Advisers on Chinese IPOs in the US and investors pointed to China’s decision to wait until Didi went public to announce its investigation and asked whether the company could have anticipated the sweeping crackdown. “It seems targeted,” said one fund manager in Hong Kong. “People are asking if this is Beijing angry at big tech for going abroad.”
According to a person close to Didi, two Chinese regulators had recommended in the weeks before the listing that the company delay the IPO until it had conducted a review of its data security.
The CAC and the China Securities Regulatory Commission separately held discussions with the company about whether it should consider Hong Kong as an alternative listing venue to New York. As part of China, Beijing considers Hong Kong to be more secure than the US.
But Chinese regulators did not have the legal authority to prevent the company from listing abroad.
The person said the sweeping data security investigation announced on Friday, just two days after Didi listed, as well as the app store ban, was “punishment” for ignoring the regulatory warnings.
Didi did not immediately respond to request for comment on guidance to delay its listing and the data security review.
On Monday, state-owned tabloid Global Times was adamant that Didi presented a security risk to Chinese citizens’ data, particularly as it was part-owned by Japan’s SoftBank and Uber.
“For companies like Didi . . . China should more strictly supervise their information security to protect both personal data security and national security,” the newspaper said in an editorial.
In China, financial commentators seized on the pace of Didi’s roadshow, arguing that the company had misjudged its potential exposure to last-minute regulatory complications.

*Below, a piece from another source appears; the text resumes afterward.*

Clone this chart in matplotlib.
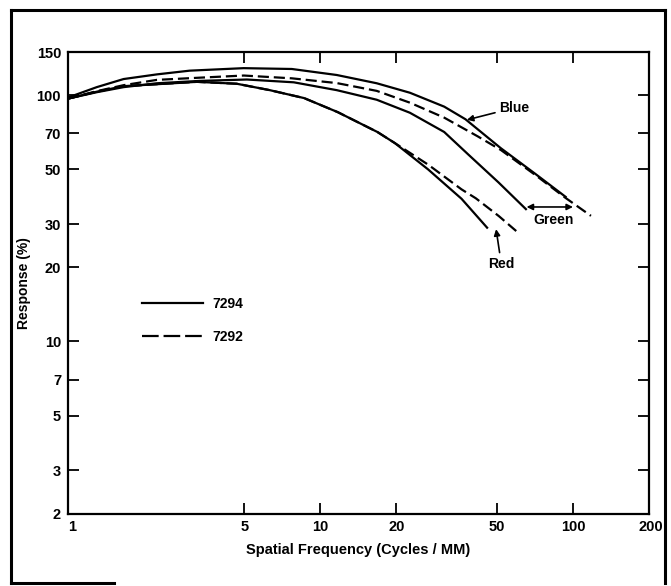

Didi ran a shortened IPO process, according to several people involved. The investor roadshow lasted only three days, while the bookbuild was “rushed”, according to one investor.
An executive at one of the Wall Street banks that sponsored the IPO said the timetable was short because of high demand and added Didi could not have anticipated the regulatory news. The company and its banks had assurances from Chinese lawyers that “it was fully compliant”, he said.
Didi said: “Prior to the IPO, Didi had no knowledge of the CAC’s decision.”
“The CAC seems to be under political pressure to take action against Didi right now,” said Xiaomeng Lu, director of geotechnology at political consultancy Eurasia Group.
The CAC invoked a cyber security review process that was introduced just over a year ago and had never been used publicly before. According to the procedures, companies should volunteer for a review of their procurement and supply chains if their operations are of critical importance to national infrastructure. It is unclear whether Didi applied for a review before its IPO.
Lu said the CAC could have waited for a new data security law that comes into effect in September, which would have been a more appropriate tool for addressing its concerns over Didi.
The ride-hailing company had not shared any sensitive data with US regulators, the person close to Didi said. But the US has long wanted access to Chinese companies’ audits, with Beijing refusing on the grounds the documents were sensitive.
In December, the US government passed a law that gives Chinese companies that do not comply with its audit requirements a three-year grace period before being delisted.
Some in the market questioned the crackdown’s timing. “Whatever the reasons for China’s national security actions, the US perception is that Beijing cynically timed its regulatory blow to fall after Didi had sucked up US investors’ cash,” analysts at research group Gavekal Dragonomics wrote in a note on Monday.
Investment banks that have raked in record fees on Chinese listings in the US are worried that the regulatory pressure could choke off new IPOs. “This is now a risk factor that is unmeasurable, unpredictable and impossible to navigate,” said an executive at one Wall Street bank.
Yet some said the rewards still justified the risk for many companies. “Chinese names will still IPO in the US if they can,” said the head of capital markets at a US bank. “What they’re afraid of is being forced to IPO in Shanghai, and then they can’t get money out of China.”